== WORK TO DO ==
Write out the material again word for word, dropping any images it holds.

== DATASET EXCERPT ==
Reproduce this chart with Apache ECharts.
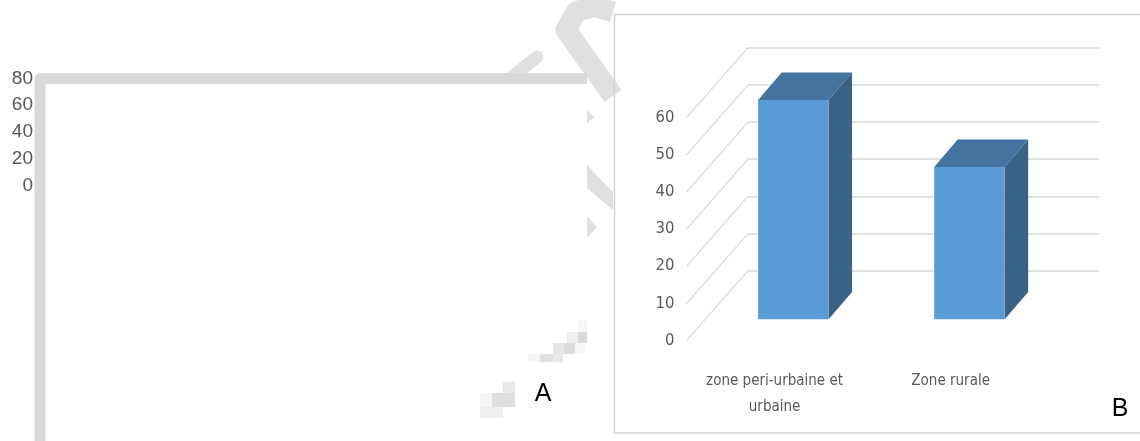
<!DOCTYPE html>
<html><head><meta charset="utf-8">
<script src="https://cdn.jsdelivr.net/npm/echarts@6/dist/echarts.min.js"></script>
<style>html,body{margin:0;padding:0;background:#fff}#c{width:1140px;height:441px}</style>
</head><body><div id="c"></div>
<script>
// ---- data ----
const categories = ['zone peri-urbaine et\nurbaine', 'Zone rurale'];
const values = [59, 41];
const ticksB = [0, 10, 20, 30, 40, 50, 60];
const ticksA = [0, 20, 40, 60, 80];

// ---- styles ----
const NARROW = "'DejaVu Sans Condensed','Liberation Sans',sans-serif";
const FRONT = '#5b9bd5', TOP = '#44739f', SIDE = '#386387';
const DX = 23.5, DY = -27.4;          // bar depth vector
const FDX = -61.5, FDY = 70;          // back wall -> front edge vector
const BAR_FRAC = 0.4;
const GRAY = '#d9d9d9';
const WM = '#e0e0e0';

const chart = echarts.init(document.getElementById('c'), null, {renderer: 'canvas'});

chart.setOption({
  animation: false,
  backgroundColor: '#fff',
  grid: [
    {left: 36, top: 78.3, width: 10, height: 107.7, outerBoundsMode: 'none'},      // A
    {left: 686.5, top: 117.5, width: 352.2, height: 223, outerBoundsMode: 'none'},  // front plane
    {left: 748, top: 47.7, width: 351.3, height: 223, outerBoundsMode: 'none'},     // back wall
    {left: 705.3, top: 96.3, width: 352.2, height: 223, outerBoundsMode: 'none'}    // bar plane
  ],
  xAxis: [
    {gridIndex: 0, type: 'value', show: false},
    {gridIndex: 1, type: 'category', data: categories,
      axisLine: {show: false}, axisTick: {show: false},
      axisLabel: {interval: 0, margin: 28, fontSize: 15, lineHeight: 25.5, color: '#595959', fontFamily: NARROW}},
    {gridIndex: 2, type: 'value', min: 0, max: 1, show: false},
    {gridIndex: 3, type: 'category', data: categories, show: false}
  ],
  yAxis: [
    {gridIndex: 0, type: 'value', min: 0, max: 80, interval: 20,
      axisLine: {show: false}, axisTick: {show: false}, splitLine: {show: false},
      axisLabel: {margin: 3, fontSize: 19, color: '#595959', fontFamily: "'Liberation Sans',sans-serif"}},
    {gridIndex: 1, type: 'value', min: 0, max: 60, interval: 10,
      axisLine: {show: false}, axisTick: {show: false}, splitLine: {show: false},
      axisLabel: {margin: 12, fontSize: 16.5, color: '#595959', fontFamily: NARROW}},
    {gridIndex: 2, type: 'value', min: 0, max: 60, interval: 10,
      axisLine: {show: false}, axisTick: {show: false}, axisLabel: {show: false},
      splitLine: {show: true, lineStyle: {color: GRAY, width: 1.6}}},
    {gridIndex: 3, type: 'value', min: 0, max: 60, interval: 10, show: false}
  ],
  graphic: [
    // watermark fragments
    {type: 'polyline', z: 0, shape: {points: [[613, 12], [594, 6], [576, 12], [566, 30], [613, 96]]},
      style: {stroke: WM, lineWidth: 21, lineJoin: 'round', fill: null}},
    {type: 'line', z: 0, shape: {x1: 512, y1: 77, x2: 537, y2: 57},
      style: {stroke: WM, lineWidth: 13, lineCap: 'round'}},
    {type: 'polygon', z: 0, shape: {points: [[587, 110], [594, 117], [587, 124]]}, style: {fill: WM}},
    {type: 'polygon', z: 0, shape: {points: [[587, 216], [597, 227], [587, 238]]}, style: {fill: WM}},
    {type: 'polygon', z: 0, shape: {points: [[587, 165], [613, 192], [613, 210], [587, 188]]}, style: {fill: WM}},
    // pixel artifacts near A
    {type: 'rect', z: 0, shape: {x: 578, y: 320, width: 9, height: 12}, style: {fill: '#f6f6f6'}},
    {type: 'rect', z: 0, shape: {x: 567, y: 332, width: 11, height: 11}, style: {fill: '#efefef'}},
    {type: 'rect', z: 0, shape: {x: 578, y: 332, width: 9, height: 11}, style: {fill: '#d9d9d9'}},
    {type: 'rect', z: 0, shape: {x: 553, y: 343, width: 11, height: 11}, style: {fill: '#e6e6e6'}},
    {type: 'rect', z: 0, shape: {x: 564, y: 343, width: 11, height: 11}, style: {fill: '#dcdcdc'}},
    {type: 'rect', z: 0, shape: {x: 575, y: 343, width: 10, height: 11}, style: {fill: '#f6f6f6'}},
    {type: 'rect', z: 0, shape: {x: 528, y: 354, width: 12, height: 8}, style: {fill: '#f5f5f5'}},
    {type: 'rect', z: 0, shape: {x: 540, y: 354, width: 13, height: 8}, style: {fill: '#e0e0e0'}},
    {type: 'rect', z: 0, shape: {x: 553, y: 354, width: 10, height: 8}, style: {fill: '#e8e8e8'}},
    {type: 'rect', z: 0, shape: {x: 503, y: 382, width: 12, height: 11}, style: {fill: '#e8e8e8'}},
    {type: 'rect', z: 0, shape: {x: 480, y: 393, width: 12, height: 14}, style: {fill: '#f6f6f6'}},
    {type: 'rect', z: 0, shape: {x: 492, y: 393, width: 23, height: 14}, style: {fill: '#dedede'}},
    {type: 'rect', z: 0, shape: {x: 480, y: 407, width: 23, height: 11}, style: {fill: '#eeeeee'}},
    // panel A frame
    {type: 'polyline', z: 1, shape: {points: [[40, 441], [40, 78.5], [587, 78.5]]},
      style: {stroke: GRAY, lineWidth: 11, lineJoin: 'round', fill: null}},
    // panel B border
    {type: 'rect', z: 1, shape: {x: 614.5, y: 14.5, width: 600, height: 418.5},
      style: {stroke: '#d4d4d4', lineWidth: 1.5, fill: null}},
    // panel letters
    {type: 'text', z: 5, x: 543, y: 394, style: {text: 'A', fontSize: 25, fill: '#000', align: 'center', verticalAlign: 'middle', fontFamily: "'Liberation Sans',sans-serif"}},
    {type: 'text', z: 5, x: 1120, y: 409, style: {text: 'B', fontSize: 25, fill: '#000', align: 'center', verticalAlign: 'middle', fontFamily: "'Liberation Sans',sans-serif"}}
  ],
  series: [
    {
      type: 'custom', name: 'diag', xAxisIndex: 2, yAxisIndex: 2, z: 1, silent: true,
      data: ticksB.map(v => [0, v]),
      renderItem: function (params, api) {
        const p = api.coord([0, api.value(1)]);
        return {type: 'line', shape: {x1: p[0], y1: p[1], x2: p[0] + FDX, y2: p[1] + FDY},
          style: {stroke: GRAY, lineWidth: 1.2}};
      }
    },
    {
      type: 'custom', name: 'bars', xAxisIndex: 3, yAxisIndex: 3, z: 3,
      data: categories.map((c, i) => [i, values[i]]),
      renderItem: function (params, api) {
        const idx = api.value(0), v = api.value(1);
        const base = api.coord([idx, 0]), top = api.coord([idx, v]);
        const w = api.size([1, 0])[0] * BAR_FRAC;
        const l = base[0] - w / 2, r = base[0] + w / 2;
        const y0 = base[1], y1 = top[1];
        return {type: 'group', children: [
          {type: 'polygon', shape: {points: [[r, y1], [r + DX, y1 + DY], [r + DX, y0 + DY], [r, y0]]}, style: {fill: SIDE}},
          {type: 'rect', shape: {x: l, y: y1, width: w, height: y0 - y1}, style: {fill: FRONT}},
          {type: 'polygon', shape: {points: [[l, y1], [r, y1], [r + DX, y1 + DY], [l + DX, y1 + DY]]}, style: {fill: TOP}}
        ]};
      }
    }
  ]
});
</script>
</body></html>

== RESPONSE TO THIS TASK ==
Reproduce this chart with Apache ECharts.
<!DOCTYPE html>
<html><head><meta charset="utf-8">
<script src="https://cdn.jsdelivr.net/npm/echarts@6/dist/echarts.min.js"></script>
<style>html,body{margin:0;padding:0;background:#fff}#c{width:1140px;height:441px}</style>
</head><body><div id="c"></div>
<script>
// ---- data ----
const categories = ['zone peri-urbaine et\nurbaine', 'Zone rurale'];
const values = [59, 41];
const ticksB = [0, 10, 20, 30, 40, 50, 60];
const ticksA = [0, 20, 40, 60, 80];

// ---- styles ----
const NARROW = "'DejaVu Sans Condensed','Liberation Sans',sans-serif";
const FRONT = '#5b9bd5', TOP = '#44739f', SIDE = '#386387';
const DX = 23.5, DY = -27.4;          // bar depth vector
const FDX = -61.5, FDY = 70;          // back wall -> front edge vector
const BAR_FRAC = 0.4;
const GRAY = '#d9d9d9';
const WM = '#e0e0e0';

const chart = echarts.init(document.getElementById('c'), null, {renderer: 'canvas'});

chart.setOption({
  animation: false,
  backgroundColor: '#fff',
  grid: [
    {left: 36, top: 78.3, width: 10, height: 107.7, outerBoundsMode: 'none'},      // A
    {left: 686.5, top: 117.5, width: 352.2, height: 223, outerBoundsMode: 'none'},  // front plane
    {left: 748, top: 47.7, width: 351.3, height: 223, outerBoundsMode: 'none'},     // back wall
    {left: 705.3, top: 96.3, width: 352.2, height: 223, outerBoundsMode: 'none'}    // bar plane
  ],
  xAxis: [
    {gridIndex: 0, type: 'value', show: false},
    {gridIndex: 1, type: 'category', data: categories,
      axisLine: {show: false}, axisTick: {show: false},
      axisLabel: {interval: 0, margin: 28, fontSize: 15, lineHeight: 25.5, color: '#595959', fontFamily: NARROW}},
    {gridIndex: 2, type: 'value', min: 0, max: 1, show: false},
    {gridIndex: 3, type: 'category', data: categories, show: false}
  ],
  yAxis: [
    {gridIndex: 0, type: 'value', min: 0, max: 80, interval: 20,
      axisLine: {show: false}, axisTick: {show: false}, splitLine: {show: false},
      axisLabel: {margin: 3, fontSize: 19, color: '#595959', fontFamily: "'Liberation Sans',sans-serif"}},
    {gridIndex: 1, type: 'value', min: 0, max: 60, interval: 10,
      axisLine: {show: false}, axisTick: {show: false}, splitLine: {show: false},
      axisLabel: {margin: 12, fontSize: 16.5, color: '#595959', fontFamily: NARROW}},
    {gridIndex: 2, type: 'value', min: 0, max: 60, interval: 10,
      axisLine: {show: false}, axisTick: {show: false}, axisLabel: {show: false},
      splitLine: {show: true, lineStyle: {color: GRAY, width: 1.6}}},
    {gridIndex: 3, type: 'value', min: 0, max: 60, interval: 10, show: false}
  ],
  graphic: [
    // watermark fragments
    {type: 'polyline', z: 0, shape: {points: [[613, 12], [594, 6], [576, 12], [566, 30], [613, 96]]},
      style: {stroke: WM, lineWidth: 21, lineJoin: 'round', fill: null}},
    {type: 'line', z: 0, shape: {x1: 512, y1: 77, x2: 537, y2: 57},
      style: {stroke: WM, lineWidth: 13, lineCap: 'round'}},
    {type: 'polygon', z: 0, shape: {points: [[587, 110], [594, 117], [587, 124]]}, style: {fill: WM}},
    {type: 'polygon', z: 0, shape: {points: [[587, 216], [597, 227], [587, 238]]}, style: {fill: WM}},
    {type: 'polygon', z: 0, shape: {points: [[587, 165], [613, 192], [613, 210], [587, 188]]}, style: {fill: WM}},
    // pixel artifacts near A
    {type: 'rect', z: 0, shape: {x: 578, y: 320, width: 9, height: 12}, style: {fill: '#f6f6f6'}},
    {type: 'rect', z: 0, shape: {x: 567, y: 332, width: 11, height: 11}, style: {fill: '#efefef'}},
    {type: 'rect', z: 0, shape: {x: 578, y: 332, width: 9, height: 11}, style: {fill: '#d9d9d9'}},
    {type: 'rect', z: 0, shape: {x: 553, y: 343, width: 11, height: 11}, style: {fill: '#e6e6e6'}},
    {type: 'rect', z: 0, shape: {x: 564, y: 343, width: 11, height: 11}, style: {fill: '#dcdcdc'}},
    {type: 'rect', z: 0, shape: {x: 575, y: 343, width: 10, height: 11}, style: {fill: '#f6f6f6'}},
    {type: 'rect', z: 0, shape: {x: 528, y: 354, width: 12, height: 8}, style: {fill: '#f5f5f5'}},
    {type: 'rect', z: 0, shape: {x: 540, y: 354, width: 13, height: 8}, style: {fill: '#e0e0e0'}},
    {type: 'rect', z: 0, shape: {x: 553, y: 354, width: 10, height: 8}, style: {fill: '#e8e8e8'}},
    {type: 'rect', z: 0, shape: {x: 503, y: 382, width: 12, height: 11}, style: {fill: '#e8e8e8'}},
    {type: 'rect', z: 0, shape: {x: 480, y: 393, width: 12, height: 14}, style: {fill: '#f6f6f6'}},
    {type: 'rect', z: 0, shape: {x: 492, y: 393, width: 23, height: 14}, style: {fill: '#dedede'}},
    {type: 'rect', z: 0, shape: {x: 480, y: 407, width: 23, height: 11}, style: {fill: '#eeeeee'}},
    // panel A frame
    {type: 'polyline', z: 1, shape: {points: [[40, 441], [40, 78.5], [587, 78.5]]},
      style: {stroke: GRAY, lineWidth: 11, lineJoin: 'round', fill: null}},
    // panel B border
    {type: 'rect', z: 1, shape: {x: 614.5, y: 14.5, width: 600, height: 418.5},
      style: {stroke: '#d4d4d4', lineWidth: 1.5, fill: null}},
    // panel letters
    {type: 'text', z: 5, x: 543, y: 394, style: {text: 'A', fontSize: 25, fill: '#000', align: 'center', verticalAlign: 'middle', fontFamily: "'Liberation Sans',sans-serif"}},
    {type: 'text', z: 5, x: 1120, y: 409, style: {text: 'B', fontSize: 25, fill: '#000', align: 'center', verticalAlign: 'middle', fontFamily: "'Liberation Sans',sans-serif"}}
  ],
  series: [
    {
      type: 'custom', name: 'diag', xAxisIndex: 2, yAxisIndex: 2, z: 1, silent: true,
      data: ticksB.map(v => [0, v]),
      renderItem: function (params, api) {
        const p = api.coord([0, api.value(1)]);
        return {type: 'line', shape: {x1: p[0], y1: p[1], x2: p[0] + FDX, y2: p[1] + FDY},
          style: {stroke: GRAY, lineWidth: 1.2}};
      }
    },
    {
      type: 'custom', name: 'bars', xAxisIndex: 3, yAxisIndex: 3, z: 3,
      data: categories.map((c, i) => [i, values[i]]),
      renderItem: function (params, api) {
        const idx = api.value(0), v = api.value(1);
        const base = api.coord([idx, 0]), top = api.coord([idx, v]);
        const w = api.size([1, 0])[0] * BAR_FRAC;
        const l = base[0] - w / 2, r = base[0] + w / 2;
        const y0 = base[1], y1 = top[1];
        return {type: 'group', children: [
          {type: 'polygon', shape: {points: [[r, y1], [r + DX, y1 + DY], [r + DX, y0 + DY], [r, y0]]}, style: {fill: SIDE}},
          {type: 'rect', shape: {x: l, y: y1, width: w, height: y0 - y1}, style: {fill: FRONT}},
          {type: 'polygon', shape: {points: [[l, y1], [r, y1], [r + DX, y1 + DY], [l + DX, y1 + DY]]}, style: {fill: TOP}}
        ]};
      }
    }
  ]
});
</script>
</body></html>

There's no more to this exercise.